§ **Written instruction**: Set all the material down again unchanged, without the pictures.

§ **Material provided**:
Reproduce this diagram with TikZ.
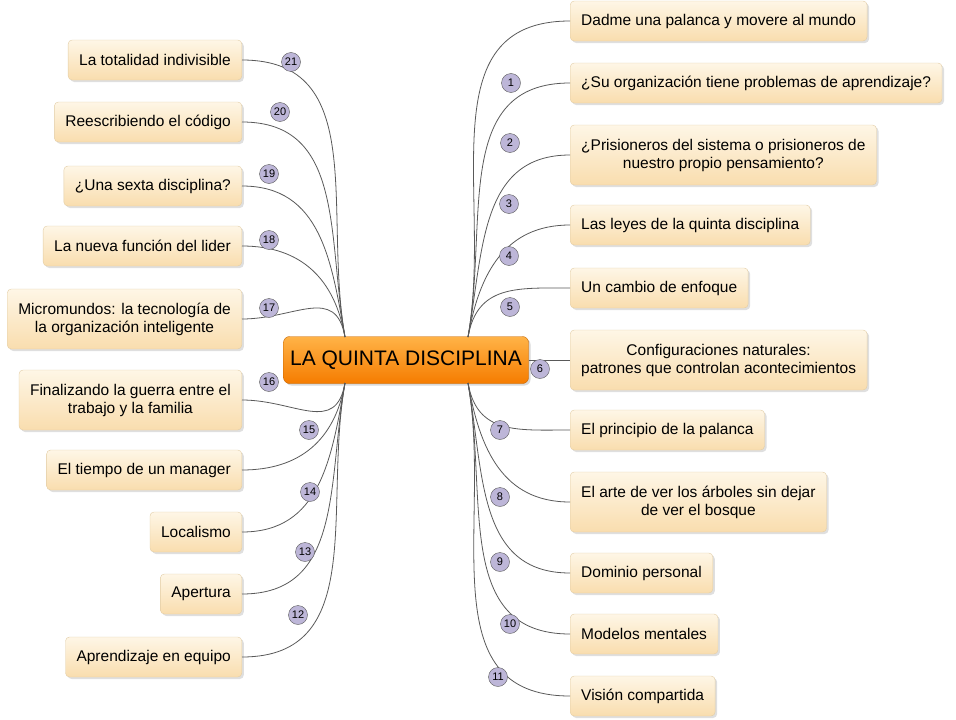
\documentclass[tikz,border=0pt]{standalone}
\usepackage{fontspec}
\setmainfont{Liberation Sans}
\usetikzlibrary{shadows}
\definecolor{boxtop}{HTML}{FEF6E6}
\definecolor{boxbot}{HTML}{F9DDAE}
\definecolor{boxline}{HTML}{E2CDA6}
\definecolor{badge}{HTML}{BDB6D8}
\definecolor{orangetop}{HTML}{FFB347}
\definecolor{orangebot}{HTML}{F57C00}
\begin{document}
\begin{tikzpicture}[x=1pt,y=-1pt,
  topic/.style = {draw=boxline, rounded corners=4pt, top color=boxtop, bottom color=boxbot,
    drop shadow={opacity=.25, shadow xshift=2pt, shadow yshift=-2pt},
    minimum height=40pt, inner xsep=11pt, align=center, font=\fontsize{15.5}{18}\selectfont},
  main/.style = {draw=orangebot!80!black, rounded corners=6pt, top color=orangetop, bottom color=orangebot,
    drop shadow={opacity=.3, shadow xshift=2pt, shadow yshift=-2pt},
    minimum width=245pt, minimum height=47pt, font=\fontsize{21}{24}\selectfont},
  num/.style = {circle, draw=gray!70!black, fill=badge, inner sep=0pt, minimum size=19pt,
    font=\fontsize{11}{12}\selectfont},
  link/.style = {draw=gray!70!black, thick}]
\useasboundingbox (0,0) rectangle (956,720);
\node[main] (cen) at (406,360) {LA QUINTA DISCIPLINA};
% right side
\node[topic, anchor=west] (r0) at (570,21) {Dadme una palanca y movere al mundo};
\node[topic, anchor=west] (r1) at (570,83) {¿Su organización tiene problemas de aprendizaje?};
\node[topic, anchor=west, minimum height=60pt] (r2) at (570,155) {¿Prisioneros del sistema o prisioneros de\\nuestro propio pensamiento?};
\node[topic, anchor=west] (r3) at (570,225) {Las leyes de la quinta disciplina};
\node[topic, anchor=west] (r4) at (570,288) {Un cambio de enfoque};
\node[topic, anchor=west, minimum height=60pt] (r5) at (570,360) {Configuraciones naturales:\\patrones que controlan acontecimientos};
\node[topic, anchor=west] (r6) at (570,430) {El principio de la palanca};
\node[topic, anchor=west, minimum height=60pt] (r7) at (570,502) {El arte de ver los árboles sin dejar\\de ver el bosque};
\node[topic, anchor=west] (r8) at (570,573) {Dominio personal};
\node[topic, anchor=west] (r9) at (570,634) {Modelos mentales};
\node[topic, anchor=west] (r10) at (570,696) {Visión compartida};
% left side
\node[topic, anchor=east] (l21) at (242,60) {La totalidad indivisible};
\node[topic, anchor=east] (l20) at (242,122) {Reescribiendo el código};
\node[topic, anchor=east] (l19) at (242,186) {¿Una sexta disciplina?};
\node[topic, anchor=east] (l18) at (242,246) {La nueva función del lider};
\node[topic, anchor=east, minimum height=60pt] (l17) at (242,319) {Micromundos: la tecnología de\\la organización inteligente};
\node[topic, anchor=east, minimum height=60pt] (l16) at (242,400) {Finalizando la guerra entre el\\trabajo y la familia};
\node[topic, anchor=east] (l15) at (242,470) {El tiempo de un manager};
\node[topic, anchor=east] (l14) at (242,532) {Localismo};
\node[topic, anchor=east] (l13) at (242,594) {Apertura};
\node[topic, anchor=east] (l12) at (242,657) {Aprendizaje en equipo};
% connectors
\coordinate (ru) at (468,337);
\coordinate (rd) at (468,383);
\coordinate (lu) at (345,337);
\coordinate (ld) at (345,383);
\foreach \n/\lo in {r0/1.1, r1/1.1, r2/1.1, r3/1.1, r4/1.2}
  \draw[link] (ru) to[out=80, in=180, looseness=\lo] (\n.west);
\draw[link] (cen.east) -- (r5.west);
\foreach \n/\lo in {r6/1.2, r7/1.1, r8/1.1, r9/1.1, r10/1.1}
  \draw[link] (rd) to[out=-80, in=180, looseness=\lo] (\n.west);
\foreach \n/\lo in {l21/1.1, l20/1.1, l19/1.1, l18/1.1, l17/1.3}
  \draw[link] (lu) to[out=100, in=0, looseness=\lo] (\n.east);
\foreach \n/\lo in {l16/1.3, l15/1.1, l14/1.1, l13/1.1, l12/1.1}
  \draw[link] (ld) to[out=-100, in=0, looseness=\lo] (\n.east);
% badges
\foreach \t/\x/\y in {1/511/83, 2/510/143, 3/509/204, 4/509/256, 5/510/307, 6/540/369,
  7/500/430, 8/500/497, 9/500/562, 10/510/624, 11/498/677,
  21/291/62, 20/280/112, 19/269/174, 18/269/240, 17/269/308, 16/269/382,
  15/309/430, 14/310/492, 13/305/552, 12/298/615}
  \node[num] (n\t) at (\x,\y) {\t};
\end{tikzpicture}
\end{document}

§ **Complete answer**:
Reproduce this diagram with TikZ.
\documentclass[tikz,border=0pt]{standalone}
\usepackage{fontspec}
\setmainfont{Liberation Sans}
\usetikzlibrary{shadows}
\definecolor{boxtop}{HTML}{FEF6E6}
\definecolor{boxbot}{HTML}{F9DDAE}
\definecolor{boxline}{HTML}{E2CDA6}
\definecolor{badge}{HTML}{BDB6D8}
\definecolor{orangetop}{HTML}{FFB347}
\definecolor{orangebot}{HTML}{F57C00}
\begin{document}
\begin{tikzpicture}[x=1pt,y=-1pt,
  topic/.style = {draw=boxline, rounded corners=4pt, top color=boxtop, bottom color=boxbot,
    drop shadow={opacity=.25, shadow xshift=2pt, shadow yshift=-2pt},
    minimum height=40pt, inner xsep=11pt, align=center, font=\fontsize{15.5}{18}\selectfont},
  main/.style = {draw=orangebot!80!black, rounded corners=6pt, top color=orangetop, bottom color=orangebot,
    drop shadow={opacity=.3, shadow xshift=2pt, shadow yshift=-2pt},
    minimum width=245pt, minimum height=47pt, font=\fontsize{21}{24}\selectfont},
  num/.style = {circle, draw=gray!70!black, fill=badge, inner sep=0pt, minimum size=19pt,
    font=\fontsize{11}{12}\selectfont},
  link/.style = {draw=gray!70!black, thick}]
\useasboundingbox (0,0) rectangle (956,720);
\node[main] (cen) at (406,360) {LA QUINTA DISCIPLINA};
% right side
\node[topic, anchor=west] (r0) at (570,21) {Dadme una palanca y movere al mundo};
\node[topic, anchor=west] (r1) at (570,83) {¿Su organización tiene problemas de aprendizaje?};
\node[topic, anchor=west, minimum height=60pt] (r2) at (570,155) {¿Prisioneros del sistema o prisioneros de\\nuestro propio pensamiento?};
\node[topic, anchor=west] (r3) at (570,225) {Las leyes de la quinta disciplina};
\node[topic, anchor=west] (r4) at (570,288) {Un cambio de enfoque};
\node[topic, anchor=west, minimum height=60pt] (r5) at (570,360) {Configuraciones naturales:\\patrones que controlan acontecimientos};
\node[topic, anchor=west] (r6) at (570,430) {El principio de la palanca};
\node[topic, anchor=west, minimum height=60pt] (r7) at (570,502) {El arte de ver los árboles sin dejar\\de ver el bosque};
\node[topic, anchor=west] (r8) at (570,573) {Dominio personal};
\node[topic, anchor=west] (r9) at (570,634) {Modelos mentales};
\node[topic, anchor=west] (r10) at (570,696) {Visión compartida};
% left side
\node[topic, anchor=east] (l21) at (242,60) {La totalidad indivisible};
\node[topic, anchor=east] (l20) at (242,122) {Reescribiendo el código};
\node[topic, anchor=east] (l19) at (242,186) {¿Una sexta disciplina?};
\node[topic, anchor=east] (l18) at (242,246) {La nueva función del lider};
\node[topic, anchor=east, minimum height=60pt] (l17) at (242,319) {Micromundos: la tecnología de\\la organización inteligente};
\node[topic, anchor=east, minimum height=60pt] (l16) at (242,400) {Finalizando la guerra entre el\\trabajo y la familia};
\node[topic, anchor=east] (l15) at (242,470) {El tiempo de un manager};
\node[topic, anchor=east] (l14) at (242,532) {Localismo};
\node[topic, anchor=east] (l13) at (242,594) {Apertura};
\node[topic, anchor=east] (l12) at (242,657) {Aprendizaje en equipo};
% connectors
\coordinate (ru) at (468,337);
\coordinate (rd) at (468,383);
\coordinate (lu) at (345,337);
\coordinate (ld) at (345,383);
\foreach \n/\lo in {r0/1.1, r1/1.1, r2/1.1, r3/1.1, r4/1.2}
  \draw[link] (ru) to[out=80, in=180, looseness=\lo] (\n.west);
\draw[link] (cen.east) -- (r5.west);
\foreach \n/\lo in {r6/1.2, r7/1.1, r8/1.1, r9/1.1, r10/1.1}
  \draw[link] (rd) to[out=-80, in=180, looseness=\lo] (\n.west);
\foreach \n/\lo in {l21/1.1, l20/1.1, l19/1.1, l18/1.1, l17/1.3}
  \draw[link] (lu) to[out=100, in=0, looseness=\lo] (\n.east);
\foreach \n/\lo in {l16/1.3, l15/1.1, l14/1.1, l13/1.1, l12/1.1}
  \draw[link] (ld) to[out=-100, in=0, looseness=\lo] (\n.east);
% badges
\foreach \t/\x/\y in {1/511/83, 2/510/143, 3/509/204, 4/509/256, 5/510/307, 6/540/369,
  7/500/430, 8/500/497, 9/500/562, 10/510/624, 11/498/677,
  21/291/62, 20/280/112, 19/269/174, 18/269/240, 17/269/308, 16/269/382,
  15/309/430, 14/310/492, 13/305/552, 12/298/615}
  \node[num] (n\t) at (\x,\y) {\t};
\end{tikzpicture}
\end{document}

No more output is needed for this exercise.